Name | Description | OS |
---|---|---|
buddyinfo | Exposes statistics of memory fragments as reported by /proc/buddyinfo. | Linux |
devstat | Exposes device statistics | Dragonfly, FreeBSD |
drbd | Exposes Distributed Replicated Block Device statistics (to version 8.4) | Linux |
ethtool | Exposes network interface and network driver statistics equivalent to ethtool -S and ethtool -i . |
Linux |
interrupts | Exposes detailed interrupts statistics. | Linux, OpenBSD |
ksmd | Exposes kernel and system statistics from /sys/kernel/mm/ksm . |
Linux |
logind | Exposes session counts from logind. | Linux |
meminfo_numa | Exposes memory statistics from /proc/meminfo_numa . |
Linux |
mountstats | Exposes filesystem statistics from /proc/self/mountstats . Exposes detailed NFS client statistics. |
Linux |
network_route | Exposes the routing table as metrics | Linux |
ntp | Exposes local NTP daemon health to check time | any |
perf | Exposes perf based metrics (Warning: Metrics are dependent on kernel configuration and settings). | Linux |
processes | Exposes aggregate process statistics from /proc . |
Linux |
qdisc | Exposes queuing discipline statistics | Linux |
runit | Exposes service status from runit. | any |
supervisord | Exposes service status from supervisord. | any |
systemd | Exposes service and system status from systemd. | Linux |
tcpstat | Exposes TCP connection status information from /proc/net/tcp and /proc/net/tcp6 . (Warning: the current version has potential performance issues in high load situations.) |
Linux |
wifi | Exposes WiFi device and station statistics. | Linux |
zoneinfo | Exposes NUMA memory zone metrics. | Linux |
Textfile Collector
The textfile
collector is similar to the Pushgateway,
in that it allows exporting of statistics from batch jobs. It can also be used
to export static metrics, such as what role a machine has. The Pushgateway
should be used for service-level metrics. The textfile
module is for metrics
that are tied to a machine.
To use it, set the --collector.textfile.directory
flag on the node_exporter
commandline. The
collector will parse all files in that directory matching the glob *.prom
using the text
format. Note: Timestamps are not supported.

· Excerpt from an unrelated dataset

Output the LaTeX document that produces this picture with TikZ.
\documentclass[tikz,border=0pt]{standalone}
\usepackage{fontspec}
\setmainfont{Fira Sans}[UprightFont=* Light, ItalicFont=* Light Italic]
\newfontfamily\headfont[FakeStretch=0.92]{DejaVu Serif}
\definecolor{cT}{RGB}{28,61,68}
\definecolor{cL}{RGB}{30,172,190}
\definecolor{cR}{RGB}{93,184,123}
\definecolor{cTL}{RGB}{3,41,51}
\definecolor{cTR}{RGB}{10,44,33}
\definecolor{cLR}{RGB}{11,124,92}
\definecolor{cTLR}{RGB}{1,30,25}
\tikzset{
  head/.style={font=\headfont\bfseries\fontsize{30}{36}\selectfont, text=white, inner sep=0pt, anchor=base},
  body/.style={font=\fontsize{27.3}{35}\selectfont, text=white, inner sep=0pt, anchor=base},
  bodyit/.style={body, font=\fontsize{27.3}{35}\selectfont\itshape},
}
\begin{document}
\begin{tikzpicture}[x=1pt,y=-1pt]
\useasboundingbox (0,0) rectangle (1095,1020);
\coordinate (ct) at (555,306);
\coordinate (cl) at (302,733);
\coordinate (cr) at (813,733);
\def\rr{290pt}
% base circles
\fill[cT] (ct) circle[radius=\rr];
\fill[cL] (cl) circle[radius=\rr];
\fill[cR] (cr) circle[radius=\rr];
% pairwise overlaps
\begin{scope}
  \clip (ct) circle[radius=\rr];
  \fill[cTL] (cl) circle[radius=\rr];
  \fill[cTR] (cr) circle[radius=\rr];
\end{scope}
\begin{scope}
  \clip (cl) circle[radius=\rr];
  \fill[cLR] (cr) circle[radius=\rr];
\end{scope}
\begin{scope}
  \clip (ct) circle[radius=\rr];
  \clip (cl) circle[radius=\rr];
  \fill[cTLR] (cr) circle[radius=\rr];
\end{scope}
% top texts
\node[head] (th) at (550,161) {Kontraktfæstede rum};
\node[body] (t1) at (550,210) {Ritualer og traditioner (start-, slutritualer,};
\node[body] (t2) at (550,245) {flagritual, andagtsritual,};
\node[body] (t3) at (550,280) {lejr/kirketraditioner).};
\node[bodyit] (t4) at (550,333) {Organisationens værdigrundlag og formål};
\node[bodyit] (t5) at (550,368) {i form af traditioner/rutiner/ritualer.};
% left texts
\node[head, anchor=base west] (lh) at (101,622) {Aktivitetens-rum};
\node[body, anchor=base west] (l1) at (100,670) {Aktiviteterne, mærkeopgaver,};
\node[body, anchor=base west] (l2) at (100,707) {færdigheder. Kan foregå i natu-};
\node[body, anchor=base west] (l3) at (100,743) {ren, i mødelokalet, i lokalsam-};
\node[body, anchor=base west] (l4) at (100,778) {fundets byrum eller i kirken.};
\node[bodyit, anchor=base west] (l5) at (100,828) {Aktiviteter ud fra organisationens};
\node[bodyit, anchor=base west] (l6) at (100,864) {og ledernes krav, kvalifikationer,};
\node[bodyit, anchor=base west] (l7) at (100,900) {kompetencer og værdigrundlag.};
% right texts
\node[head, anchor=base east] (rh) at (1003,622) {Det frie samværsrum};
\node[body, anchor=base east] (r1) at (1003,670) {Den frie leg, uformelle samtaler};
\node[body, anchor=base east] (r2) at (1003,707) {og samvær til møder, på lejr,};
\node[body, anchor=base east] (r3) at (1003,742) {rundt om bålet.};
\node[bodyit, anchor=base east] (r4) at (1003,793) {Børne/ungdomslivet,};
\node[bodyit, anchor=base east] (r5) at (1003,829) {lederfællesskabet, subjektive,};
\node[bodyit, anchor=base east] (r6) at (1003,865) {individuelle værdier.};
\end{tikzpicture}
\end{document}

To atomically push completion time for a cron job:
echo my_batch_job_completion_time $(date +%s) > /path/to/directory/my_batch_job.prom.$$
mv /path/to/directory/my_batch_job.prom.$$ /path/to/directory/my_batch_job.prom
To statically set roles for a machine using labels:
echo 'role{role="application_server"} 1' > /path/to/directory/role.prom.$$
mv /path/to/directory/role.prom.$$ /path/to/directory/role.prom
Filtering enabled collectors
The node_exporter
will expose all metrics from enabled collectors by default. This is the recommended way to collect metrics to avoid errors when comparing metrics of different families.
For advanced use the node_exporter
can be passed an optional list of collectors to filter metrics. The collect[]
parameter may be used multiple times. In Prometheus configuration you can use this syntax under the scrape config.
params:
collect[]:
- foo
- bar
This can be useful for having different Prometheus servers collect specific metrics from nodes.
Development building and running
Prerequisites:
- Go compiler
- RHEL/CentOS:
glibc-static
package.
Building:
git clone https://github.com/prometheus/node_exporter.git
cd node_exporter
make
./node_exporter <flags>
To see all available configuration flags:
./node_exporter -h
Running tests
make test
TLS endpoint
** EXPERIMENTAL **
The exporter supports TLS via a new web configuration file.
./node_exporter --web.config=web-config.yml
See the exporter-toolkit https package for more details.